Problem: Pictures within the data are to be left out; everything else must be reproduced exactly.

Data shown:
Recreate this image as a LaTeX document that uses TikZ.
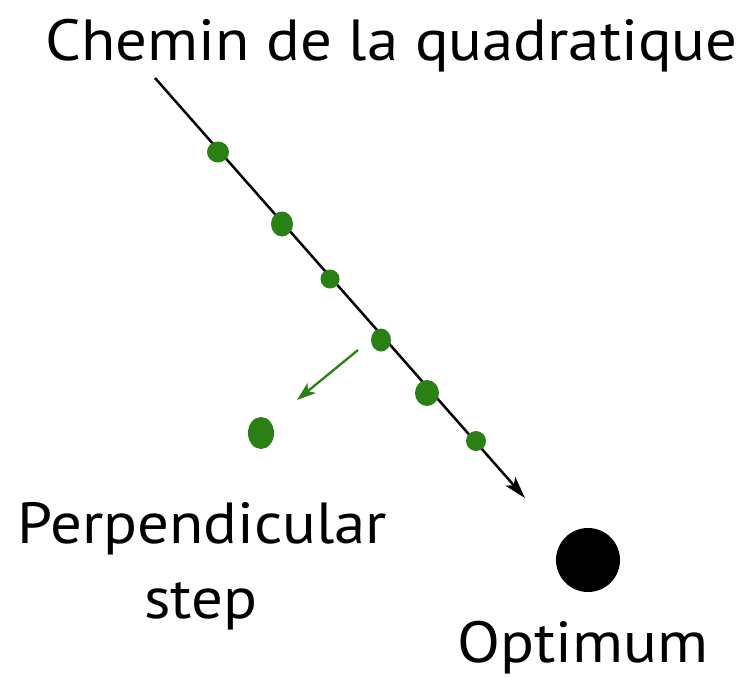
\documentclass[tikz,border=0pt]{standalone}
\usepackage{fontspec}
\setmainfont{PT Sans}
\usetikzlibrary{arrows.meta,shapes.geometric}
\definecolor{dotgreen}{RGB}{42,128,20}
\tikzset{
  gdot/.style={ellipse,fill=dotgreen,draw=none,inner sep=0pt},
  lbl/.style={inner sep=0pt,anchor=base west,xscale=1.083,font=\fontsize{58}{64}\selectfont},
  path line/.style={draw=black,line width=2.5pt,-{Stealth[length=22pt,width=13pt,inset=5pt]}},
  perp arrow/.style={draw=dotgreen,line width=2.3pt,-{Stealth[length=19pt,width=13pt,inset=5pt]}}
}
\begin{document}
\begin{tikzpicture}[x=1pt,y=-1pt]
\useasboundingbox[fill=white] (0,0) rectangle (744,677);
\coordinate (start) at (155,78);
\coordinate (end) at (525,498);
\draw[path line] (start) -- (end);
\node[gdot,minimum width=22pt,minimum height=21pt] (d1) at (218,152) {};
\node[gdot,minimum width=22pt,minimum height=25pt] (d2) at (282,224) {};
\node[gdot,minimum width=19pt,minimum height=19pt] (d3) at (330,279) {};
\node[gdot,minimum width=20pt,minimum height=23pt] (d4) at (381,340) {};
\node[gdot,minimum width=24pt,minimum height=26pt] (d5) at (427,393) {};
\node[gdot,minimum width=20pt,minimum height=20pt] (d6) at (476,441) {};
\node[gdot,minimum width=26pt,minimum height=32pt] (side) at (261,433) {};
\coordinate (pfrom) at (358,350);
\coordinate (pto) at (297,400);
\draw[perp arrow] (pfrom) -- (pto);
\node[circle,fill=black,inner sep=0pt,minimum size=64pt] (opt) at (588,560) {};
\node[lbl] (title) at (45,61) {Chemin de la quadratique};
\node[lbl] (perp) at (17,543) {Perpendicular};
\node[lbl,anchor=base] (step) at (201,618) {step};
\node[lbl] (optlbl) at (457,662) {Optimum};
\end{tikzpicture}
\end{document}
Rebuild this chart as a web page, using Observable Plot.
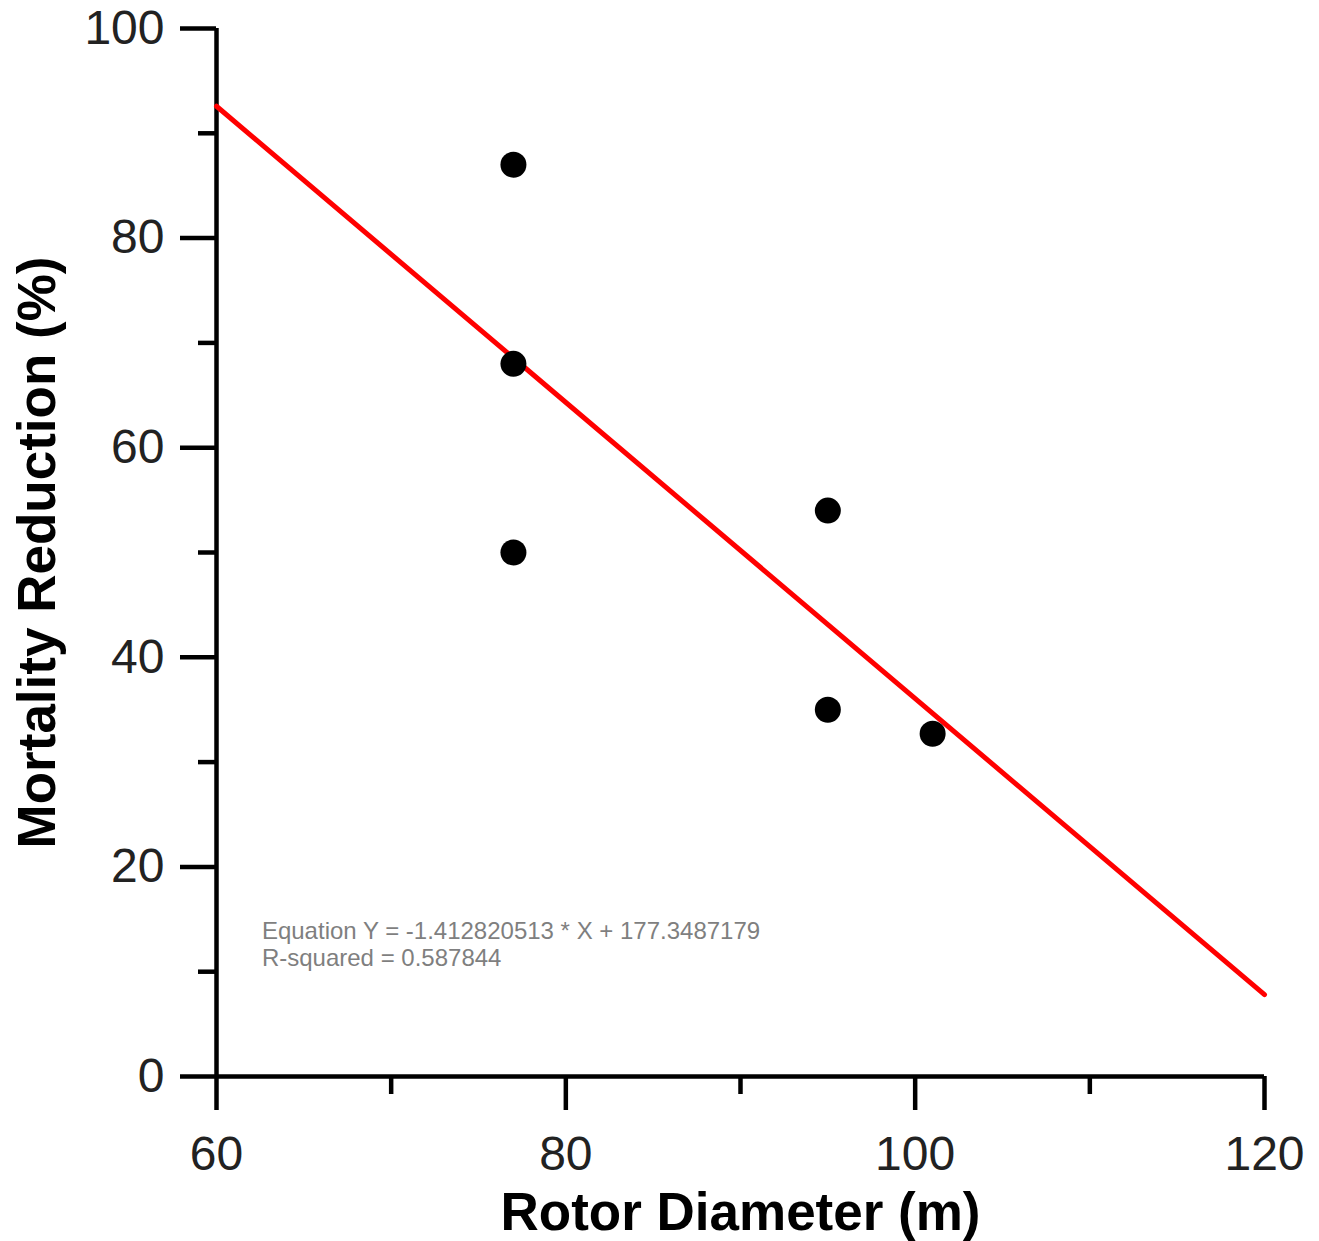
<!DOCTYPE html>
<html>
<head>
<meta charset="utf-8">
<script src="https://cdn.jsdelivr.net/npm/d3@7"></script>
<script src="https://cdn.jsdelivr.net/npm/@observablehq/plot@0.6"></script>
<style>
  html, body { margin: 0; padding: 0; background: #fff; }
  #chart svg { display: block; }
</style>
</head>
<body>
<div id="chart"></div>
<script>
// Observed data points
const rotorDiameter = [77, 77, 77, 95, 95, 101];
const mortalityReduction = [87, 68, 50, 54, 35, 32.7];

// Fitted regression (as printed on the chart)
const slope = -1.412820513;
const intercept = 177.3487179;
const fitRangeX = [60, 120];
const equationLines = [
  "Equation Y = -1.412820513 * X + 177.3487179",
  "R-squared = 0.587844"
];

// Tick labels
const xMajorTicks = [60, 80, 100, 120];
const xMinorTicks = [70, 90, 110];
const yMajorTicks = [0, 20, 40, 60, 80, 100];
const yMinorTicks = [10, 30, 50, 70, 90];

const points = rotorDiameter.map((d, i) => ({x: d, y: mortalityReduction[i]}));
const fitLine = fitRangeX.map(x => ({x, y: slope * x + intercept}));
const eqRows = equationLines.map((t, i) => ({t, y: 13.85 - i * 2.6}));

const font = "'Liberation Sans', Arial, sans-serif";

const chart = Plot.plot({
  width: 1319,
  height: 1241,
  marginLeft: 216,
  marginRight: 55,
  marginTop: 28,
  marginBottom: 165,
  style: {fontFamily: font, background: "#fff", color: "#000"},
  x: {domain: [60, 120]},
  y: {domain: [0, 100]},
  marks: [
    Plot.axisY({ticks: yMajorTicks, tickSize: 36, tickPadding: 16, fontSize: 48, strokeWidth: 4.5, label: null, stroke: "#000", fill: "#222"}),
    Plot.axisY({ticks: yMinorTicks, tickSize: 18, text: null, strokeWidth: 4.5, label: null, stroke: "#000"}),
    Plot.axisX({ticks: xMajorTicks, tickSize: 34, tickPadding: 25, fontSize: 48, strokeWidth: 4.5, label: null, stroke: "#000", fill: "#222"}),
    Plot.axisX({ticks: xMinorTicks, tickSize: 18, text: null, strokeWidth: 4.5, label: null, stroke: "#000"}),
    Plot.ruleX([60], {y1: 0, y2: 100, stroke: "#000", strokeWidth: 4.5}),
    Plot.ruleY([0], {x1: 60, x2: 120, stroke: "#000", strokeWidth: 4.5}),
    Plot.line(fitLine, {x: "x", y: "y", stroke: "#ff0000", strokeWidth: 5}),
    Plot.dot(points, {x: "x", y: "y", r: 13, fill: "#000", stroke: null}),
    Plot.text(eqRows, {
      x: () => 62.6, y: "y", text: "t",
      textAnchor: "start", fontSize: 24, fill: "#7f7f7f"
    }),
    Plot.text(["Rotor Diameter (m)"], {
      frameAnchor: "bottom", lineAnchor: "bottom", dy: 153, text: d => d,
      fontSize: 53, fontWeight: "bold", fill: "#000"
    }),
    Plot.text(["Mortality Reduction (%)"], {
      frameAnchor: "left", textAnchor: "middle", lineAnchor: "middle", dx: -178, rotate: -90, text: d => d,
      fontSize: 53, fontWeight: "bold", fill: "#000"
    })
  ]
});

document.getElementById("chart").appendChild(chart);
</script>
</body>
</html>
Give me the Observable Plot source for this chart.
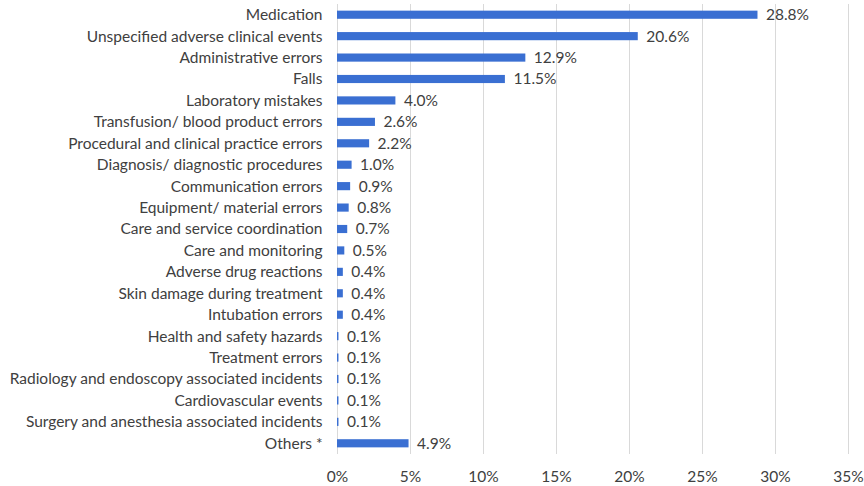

Finished task:
Recreate this image as a LaTeX document that uses TikZ.
\documentclass[tikz,border=0pt]{standalone}
\usepackage{fontspec}
\setmainfont{PT Sans}
\usetikzlibrary{arrows.meta,shapes.geometric}
\definecolor{dotgreen}{RGB}{42,128,20}
\tikzset{
  gdot/.style={ellipse,fill=dotgreen,draw=none,inner sep=0pt},
  lbl/.style={inner sep=0pt,anchor=base west,xscale=1.083,font=\fontsize{58}{64}\selectfont},
  path line/.style={draw=black,line width=2.5pt,-{Stealth[length=22pt,width=13pt,inset=5pt]}},
  perp arrow/.style={draw=dotgreen,line width=2.3pt,-{Stealth[length=19pt,width=13pt,inset=5pt]}}
}
\begin{document}
\begin{tikzpicture}[x=1pt,y=-1pt]
\useasboundingbox[fill=white] (0,0) rectangle (744,677);
\coordinate (start) at (155,78);
\coordinate (end) at (525,498);
\draw[path line] (start) -- (end);
\node[gdot,minimum width=22pt,minimum height=21pt] (d1) at (218,152) {};
\node[gdot,minimum width=22pt,minimum height=25pt] (d2) at (282,224) {};
\node[gdot,minimum width=19pt,minimum height=19pt] (d3) at (330,279) {};
\node[gdot,minimum width=20pt,minimum height=23pt] (d4) at (381,340) {};
\node[gdot,minimum width=24pt,minimum height=26pt] (d5) at (427,393) {};
\node[gdot,minimum width=20pt,minimum height=20pt] (d6) at (476,441) {};
\node[gdot,minimum width=26pt,minimum height=32pt] (side) at (261,433) {};
\coordinate (pfrom) at (358,350);
\coordinate (pto) at (297,400);
\draw[perp arrow] (pfrom) -- (pto);
\node[circle,fill=black,inner sep=0pt,minimum size=64pt] (opt) at (588,560) {};
\node[lbl] (title) at (45,61) {Chemin de la quadratique};
\node[lbl] (perp) at (17,543) {Perpendicular};
\node[lbl,anchor=base] (step) at (201,618) {step};
\node[lbl] (optlbl) at (457,662) {Optimum};
\end{tikzpicture}
\end{document}
Rebuild this chart as a web page, using Observable Plot.
<!DOCTYPE html>
<html>
<head>
<meta charset="utf-8">
<script src="https://cdn.jsdelivr.net/npm/d3@7"></script>
<script src="https://cdn.jsdelivr.net/npm/@observablehq/plot@0.6"></script>
<style>
  html, body { margin: 0; padding: 0; background: #fff; }
  #chart svg { display: block; }
</style>
</head>
<body>
<div id="chart"></div>
<script>
// Observed data points
const rotorDiameter = [77, 77, 77, 95, 95, 101];
const mortalityReduction = [87, 68, 50, 54, 35, 32.7];

// Fitted regression (as printed on the chart)
const slope = -1.412820513;
const intercept = 177.3487179;
const fitRangeX = [60, 120];
const equationLines = [
  "Equation Y = -1.412820513 * X + 177.3487179",
  "R-squared = 0.587844"
];

// Tick labels
const xMajorTicks = [60, 80, 100, 120];
const xMinorTicks = [70, 90, 110];
const yMajorTicks = [0, 20, 40, 60, 80, 100];
const yMinorTicks = [10, 30, 50, 70, 90];

const points = rotorDiameter.map((d, i) => ({x: d, y: mortalityReduction[i]}));
const fitLine = fitRangeX.map(x => ({x, y: slope * x + intercept}));
const eqRows = equationLines.map((t, i) => ({t, y: 13.85 - i * 2.6}));

const font = "'Liberation Sans', Arial, sans-serif";

const chart = Plot.plot({
  width: 1319,
  height: 1241,
  marginLeft: 216,
  marginRight: 55,
  marginTop: 28,
  marginBottom: 165,
  style: {fontFamily: font, background: "#fff", color: "#000"},
  x: {domain: [60, 120]},
  y: {domain: [0, 100]},
  marks: [
    Plot.axisY({ticks: yMajorTicks, tickSize: 36, tickPadding: 16, fontSize: 48, strokeWidth: 4.5, label: null, stroke: "#000", fill: "#222"}),
    Plot.axisY({ticks: yMinorTicks, tickSize: 18, text: null, strokeWidth: 4.5, label: null, stroke: "#000"}),
    Plot.axisX({ticks: xMajorTicks, tickSize: 34, tickPadding: 25, fontSize: 48, strokeWidth: 4.5, label: null, stroke: "#000", fill: "#222"}),
    Plot.axisX({ticks: xMinorTicks, tickSize: 18, text: null, strokeWidth: 4.5, label: null, stroke: "#000"}),
    Plot.ruleX([60], {y1: 0, y2: 100, stroke: "#000", strokeWidth: 4.5}),
    Plot.ruleY([0], {x1: 60, x2: 120, stroke: "#000", strokeWidth: 4.5}),
    Plot.line(fitLine, {x: "x", y: "y", stroke: "#ff0000", strokeWidth: 5}),
    Plot.dot(points, {x: "x", y: "y", r: 13, fill: "#000", stroke: null}),
    Plot.text(eqRows, {
      x: () => 62.6, y: "y", text: "t",
      textAnchor: "start", fontSize: 24, fill: "#7f7f7f"
    }),
    Plot.text(["Rotor Diameter (m)"], {
      frameAnchor: "bottom", lineAnchor: "bottom", dy: 153, text: d => d,
      fontSize: 53, fontWeight: "bold", fill: "#000"
    }),
    Plot.text(["Mortality Reduction (%)"], {
      frameAnchor: "left", textAnchor: "middle", lineAnchor: "middle", dx: -178, rotate: -90, text: d => d,
      fontSize: 53, fontWeight: "bold", fill: "#000"
    })
  ]
});

document.getElementById("chart").appendChild(chart);
</script>
</body>
</html>
Give me the Observable Plot source for this chart.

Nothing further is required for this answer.